The Energy Department will also partner with the Electric Power Research Institute to focus on speeding deployment of electric transportation systems, including charging technologies and how to integrate charging into utility operations. (Washington Examiner)

Another NEPA violation? A dozen Democratic state attorneys general filed comments Wednesday opposing a Trump administration plan to expand drilling in the National Petroleum Reserve-Alaska.

The state attorneys, led by California, said the Bureau of Land Management’s draft leasing plan could lead to downstream emissions increases of up to one billion tons of carbon if the agency moves forward with opening an additional 6.5 million acres for drilling that is now off-limits.

The Democrats allege BLM violated the Administrative Procedure Act (APA) and the National Environmental Policy Act (NEPA) by failing to analyze the draft plan’s contribution to climate change fully. (Washington Examiner)

The number one reason the administration loses in court is their continued failure to do adequate impact statements.


A black swan only green. 
 Climate change could cause the next financial meltdown. A report issued this week by an umbrella organization for the world’s central banks argued that the answer is yes while warning that central bankers lack tools to deal with what it says could be one of the biggest economic dislocations of all time.

The book-length report, published by the Bank for International Settlements in Basel, Switzerland, signals what could be the overriding theme for central banks in the decade to come.

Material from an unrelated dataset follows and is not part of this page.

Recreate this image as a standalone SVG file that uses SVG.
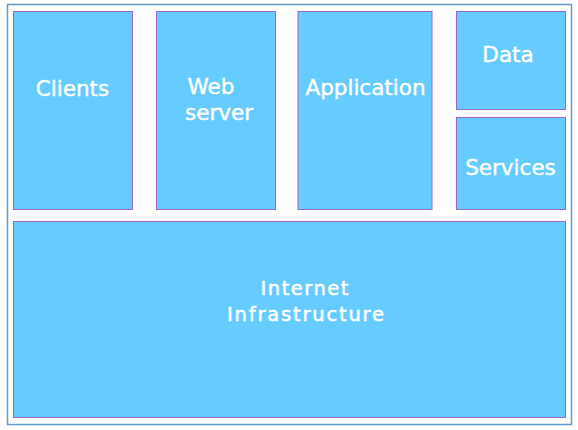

“Climate change poses unprecedented challenges to human societies, and our community of central banks and supervisors cannot consider itself immune to the risks ahead of us,” François Villeroy de Galhau, governor of the Banque de France, said in the report. (New York Times)

Wrong again. President Trump has said his plan to weaken federal mileage standards would make cars cheaper and “substantially safer.” But the administration’s own analysis suggests that it would cost consumers more than it would save them in the long run and would do little to make the nation’s roads safer.

“My proposal to the politically correct Automobile Companies would lower the average price of a car to consumers by more than $3000, while at the same time making the cars substantially safer,” Trump tweeted in August.

Officials now estimate that the rollback would lower the average sticker price by about $1,000, Carper noted, but drivers would pay more than $1,400 in additional gas costs over the lifetime of those vehicles. The rule also would cost at least $34 billion more than it would produce in benefits over those vehicles’ lifetimes, he added. (Washington Post)

The administration’s own. EPA’s Science Advisory Board agreed to remove references to the potential benefits of California’s voluntary auto emissions deal with Ford and other automakers from its report on the Trump administration’s rollback. The report will still broadly conclude that the administration’s proposed SAFE Vehicles rule was “very poorly done in some respects,” according to Peter Wilcoxen of Syracuse University, the chairman of the working group that produced the board’s draft report, which cited the California deal as a potential intermediate option between the Obama-era emissions targets and the complete freeze proposed by the Trump administration. (Politico)

Will they? The heads of five major environmental groups — including new NRDC president and former EPA Administrator Gina McCarthy — are calling on GM, Toyota, Fiat Chrysler, and six other automakers to stop supporting the Trump administration’s auto emissions rollback in court. A full-page ad running today in The Washington Post, Detroit Free Press and Sacramento Bee calls on the companies to instead support “state clean car leadership” and “rigorous” federal standards. “If they continue on this path, the auto companies will find themselves on the wrong side of history — and facing a consumer backlash,” McCarthy said in a statement. The other signatories are the heads of the Environmental Defense Fund, the League of Conservation Voters, the Sierra Club and the Union of Concerned Scientists. (Politico)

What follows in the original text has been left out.